If we pan back a little, dramatic shifts in our understanding of certain building materials are not unknown. Once upon a time, lead was used for piping and asbestos for insulation. More recently, polybutylene water piping was touted for its flexibility and easy price tag; then we found out that it is prone to leakage. Periodically the building industry moves away from or modifies materials based on their performance in the field. Plumbers don’t use polybutylene anymore, but do use cross-linked polyethylene (PEX) which has many of the same physical properties. Likewise, it has been reported that new CSST-like gas piping is coming out that is slightly less flexible but is heavier gauge and has a thicker jacket on the outside – AND gas piping is now routinely bonded.
Bonding all gas piping:
In the course of my work, I recommend bonding for every house with gas or propane service even if it has black iron or copper piping.
It makes the house safer, that’s why. Yes, black iron is less prone the rupture, but it isn’t perfect either.
It’s not unreasonable to make a comparison to smoke detectors. The classic 9-volt powered smoke detector didn’t really take off until the late 60s – early 70s, but millions of older homes across the country have been retrofitted with them. In Virginia, new homes are required to have smoke detectors installed in them at the time of construction, but hypothetically you can buy an old home without smoke detectors and leave it that way. This would, of course, be a terrible idea. Still, no law requires the installation of smoke detectors in a home that never had them.
So too, bonding gas lines adds a level of safety that, from the perspective of someone who looks at houses every day, is worth it.
Ian Fleming’s character, as it turns out, is dramatically different than the one he originally intended. Sure, amazing things happen to James Bond, but the character we know now is just as extraordinary as his adventures.
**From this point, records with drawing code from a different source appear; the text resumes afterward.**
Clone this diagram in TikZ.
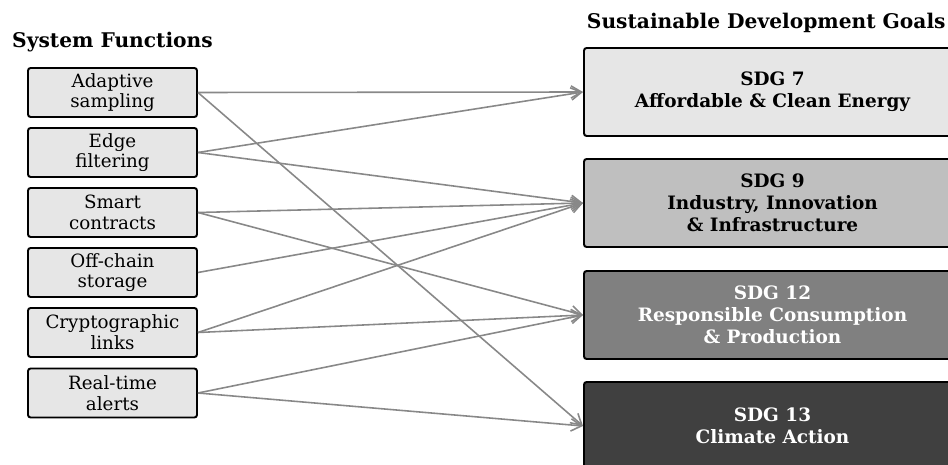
\documentclass[tikz,border=0pt]{standalone}
\usepackage{fontspec}
\setmainfont{DejaVu Serif}
\usetikzlibrary{arrows.meta}
\definecolor{paleash}{RGB}{230,230,230}
\definecolor{silverash}{RGB}{191,191,191}
\definecolor{midash}{RGB}{128,128,128}
\definecolor{darkash}{RGB}{64,64,64}
\definecolor{linkgray}{RGB}{136,136,136}
\tikzset{funcbox/.style={draw=black,line width=1.1pt,rounded corners=1.5pt,fill=paleash,minimum width=3.38cm,minimum height=0.98cm,inner sep=0pt,align=center,font=\fontsize{10.4}{11.8}\selectfont}}
\tikzset{goalbox/.style={draw=black,line width=1.1pt,rounded corners=1.5pt,minimum width=7.54cm,minimum height=1.76cm,inner sep=0pt,align=center,font=\fontsize{10.5}{12.6}\selectfont\bfseries}}
\tikzset{headline/.style={font=\fontsize{11.5}{13.5}\selectfont\bfseries,inner sep=0pt}}
\tikzset{maplink/.style={-{Straight Barb[length=6pt,width=7pt,line width=0.9pt]},linkgray,line width=0.9pt}}

\begin{document}
\begin{tikzpicture}
	\useasboundingbox (0,0) rectangle (18.96,-9.30);
	\node[headline,anchor=base] (fhead) at (2.25,-0.946) {System Functions};
	\node[headline,anchor=base east] (ghead) at (18.92,-0.58) {Sustainable Development Goals};
	\node[funcbox] (f1) at (2.25,-1.85) {Adaptive\\sampling};
	\node[funcbox] (f2) at (2.25,-3.05) {Edge\\filtering};
	\node[funcbox] (f3) at (2.25,-4.25) {Smart\\contracts};
	\node[funcbox] (f4) at (2.25,-5.45) {Off-chain\\storage};
	\node[funcbox] (f5) at (2.25,-6.65) {Cryptographic\\links};
	\node[funcbox] (f6) at (2.25,-7.86) {Real-time\\alerts};
	\node[goalbox,fill=paleash] (g7) at (15.45,-1.84) {SDG 7\\Affordable \& Clean Energy};
	\node[goalbox,fill=silverash] (g9) at (15.45,-4.06) {SDG 9\\Industry, Innovation\\\& Infrastructure};
	\node[goalbox,fill=midash,text=white] (g12) at (15.45,-6.30) {SDG 12\\Responsible Consumption\\\& Production};
	\node[goalbox,fill=darkash,text=white] (g13) at (15.45,-8.52) {SDG 13\\Climate Action};
	\draw[maplink] (f1.east) -- (g7.west);
	\draw[maplink] (f1.east) -- (g13.west);
	\draw[maplink] (f2.east) -- (g7.west);
	\draw[maplink] (f2.east) -- (g9.west);
	\draw[maplink] (f3.east) -- (g9.west);
	\draw[maplink] (f3.east) -- (g12.west);
	\draw[maplink] (f4.east) -- (g9.west);
	\draw[maplink] (f5.east) -- (g9.west);
	\draw[maplink] (f5.east) -- (g12.west);
	\draw[maplink] (f6.east) -- (g12.west);
	\draw[maplink] (f6.east) -- (g13.west);
\end{tikzpicture}
\end{document}
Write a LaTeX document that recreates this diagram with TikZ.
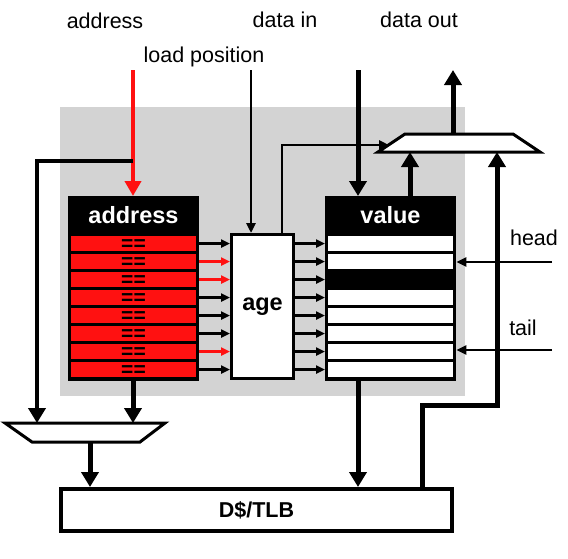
\documentclass[tikz,border=0pt]{standalone}
\usepackage{fontspec}
\setmainfont{Liberation Sans}
\usetikzlibrary{arrows.meta}
\definecolor{panelgray}{RGB}{211,211,211}
\definecolor{rowred}{RGB}{255,17,17}
\tikzset{
  bigarrow/.style={line width=5pt,-{Triangle[width=17pt,length=15pt]}},
  redarrow/.style={line width=4pt,color=rowred,-{Triangle[width=16pt,length=15pt]}},
  thinarrow/.style={line width=2.5pt,-{Triangle[width=9pt,length=10pt]}},
  rowarrow/.style={line width=2.5pt,-{Triangle[width=8pt,length=9pt]}},
  lbl/.style={font=\fontsize{21.5}{24}\selectfont, inner sep=0},
  hdr/.style={font=\fontsize{23.5}{26}\selectfont\bfseries, text=white, inner sep=0},
  blk/.style={fill=black, inner sep=0, anchor=north west},
  arow/.style={fill=rowred, inner sep=0, minimum width=125pt, minimum height=15pt},
  vrow/.style={fill=white, inner sep=0, minimum width=125pt, minimum height=15pt},
  eqtxt/.style={font=\fontsize{21}{21}\selectfont\bfseries, inner sep=0, outer sep=0, anchor=base},
  muxshape/.style={line width=3pt, fill=white, line join=miter},
}
\begin{document}
\begin{tikzpicture}[x=1pt,y=-1pt]
\useasboundingbox (0,0) rectangle (568,558);
% panel
\fill[panelgray] (60,107) rectangle (465,396);

% top labels
\node[lbl] (tAddr) at (105,21) {address};
\node[lbl] (tLoad) at (204,57) {load position};
\node[lbl] (tDin) at (285,20) {data in};
\node[lbl] (tDout) at (419,20) {data out};
\node[lbl] (tHead) at (534,238) {head};
\node[lbl] (tTail) at (523,328) {tail};

% address block
\node[blk, minimum width=131pt, minimum height=185pt] (addr) at (68,196) {};
\node[hdr] (addrH) at (133.5,215.5) {address};
\foreach \i in {0,...,7}{
  \node[arow] (ar\i) at (133.5,{243.5+18*\i}) {};
  \node[eqtxt] (eq\i) at (133.5,{243.5+18*\i+7}) {==};
}

% value block
\node[blk, minimum width=131pt, minimum height=185pt] (val) at (325,196) {};
\node[hdr] (valH) at (390.5,215.5) {value};
\foreach \i in {0,1,3,4,5,6,7}{
  \node[vrow] (vr\i) at (390.5,{243.5+18*\i}) {};
}
\node[vrow, fill=black] (vr2) at (390.5,279.5) {};

% age box
\node[draw, line width=3pt, fill=white, inner sep=0, minimum width=62pt, minimum height=144pt,
      font=\fontsize{23.5}{26}\selectfont\bfseries] (age) at (262.5,306.5) {age};

% D$/TLB box
\node[draw, line width=4pt, fill=white, inner sep=0, minimum width=391pt, minimum height=42pt,
      font=\fontsize{21.5}{24}\selectfont\bfseries] (dtlb) at (256.5,510) {D\$/TLB};

% muxes
\draw[muxshape] (5,423) -- (165,423) -- (140,442) -- (32,442) -- cycle;
\draw[muxshape] (378,152) -- (405,134) -- (513,134) -- (540,152) -- cycle;
\coordinate (lmA) at (37,423);
\coordinate (lmB) at (133,423);
\coordinate (lmOut) at (90,442);
\coordinate (omA) at (410,152);
\coordinate (omB) at (497,152);
\coordinate (omOut) at (453,134);
\coordinate (omSel) at (389,145);

% free ends
\coordinate (addrIn) at (133,70);
\coordinate (loadIn) at (251,70);
\coordinate (dataIn) at (358,70);
\coordinate (dataOut) at (453,70);
\coordinate (headIn) at (552,262);
\coordinate (tailIn) at (552,350);
\coordinate (tapA) at (133,161);

% connectors
\draw[redarrow] (addrIn) -- (addr.north -| addrIn);
\draw[line width=4.5pt, -{Triangle[width=17pt,length=15pt]}] (tapA) -- (37,161) -- (lmA);
\draw[bigarrow] (addr.south -| lmB) -- (lmB);
\draw[bigarrow] (lmOut) -- (dtlb.north -| lmOut);
\draw[bigarrow] (val.south -| dataIn) -- (dtlb.north -| dataIn);
\draw[line width=5pt, -{Triangle[width=17pt,length=15pt]}] (422,487) -- (422,405) -- (497,405) -- (omB);
\draw[bigarrow] (val.north -| omA) -- (omA);
\draw[bigarrow] (omOut) -- (dataOut);
\draw[bigarrow] (dataIn) -- (val.north -| dataIn);
\draw[thinarrow] (loadIn) -- (age.north -| loadIn);
\draw[line width=2.5pt, -{Triangle[width=9pt,length=10pt]}] (age.north -| 282,0) -- (282,145) -- (omSel);
\draw[thinarrow] (headIn) -- (val.east |- headIn);
\draw[thinarrow] (tailIn) -- (val.east |- tailIn);

% row arrows
\foreach \i/\c in {0/black,1/rowred,2/rowred,3/black,4/black,5/black,6/rowred,7/black}{
  \draw[rowarrow, color=\c] (addr.east |- ar\i) -- (age.west |- ar\i);
  \draw[rowarrow] (age.east |- ar\i) -- (val.west |- ar\i);
}
\end{tikzpicture}
\end{document}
CSST too was intended, as many building materials are, to be forgettable. And while certainly not entertaining, what it has undergone in the field has changed how we understand and treat it.
 Drinking martinis is not, in term of electrical safety, not a legitimate form of bonding.
 Ode, Mark C. “Bonding Water Piping.” Contractor: Power and Integrated Building Systems, July 2002, www.ecmag.com/section/systems/bonding-water-piping. Accessed 5 Aug. 2017.